A power station's load factor is a measure of its actual output compared to the maximum potential power output it could produce. Most gas-fired power stations in Europe currently operate at a load factor of 45%. By using more gas and increasing the load factor to 65-70%, it will be possible to shut off an equivalent amount of coal-fired power stations and cut CO2 emissions by 250-300 million tons annually.

This is not insignificant; total CO2 emissions from all solid fuels in the EU come to about one billion tons of CO2 annually. Such cuts might now be achieved without spending a public penny.
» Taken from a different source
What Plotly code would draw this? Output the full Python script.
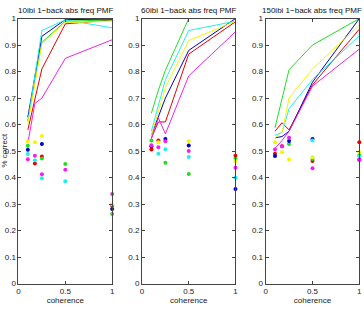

To achieve a similar cut in CO2 emissions through renewable technologies, EU member states would have to spend between €80-120 billion in annual subsidies, according to the McKinsey report.

As Riley points about, the real barrier to wider deployment of renewables is not gas, but fiscal austerity, both by governments and by consumers.

Deploying gas-fired power stations cuts CO2 and keeps open the option of installing renewables atop the base of gas-fired power stations when the economy improves and governments and consumers can afford it.

While many consumers would welcome the impact of cheap, plentiful gas on their pocket book, others, such as Kevin Anderson of Manchester University, worry it will lead to an increase in overall energy use.

“From a climate-change perspective this stuff simply has to stay in the ground,” says Anderson.

However, if learned senior politicians like Huhne can bring the debate down to a clip of flaming tap water as shown in the movie Gasland, (irrespective of the scientific evidence and explanation provided to the contrary), then this perhaps best illustrates the greatest challenge that unconventional gas development faces today in Western Europe.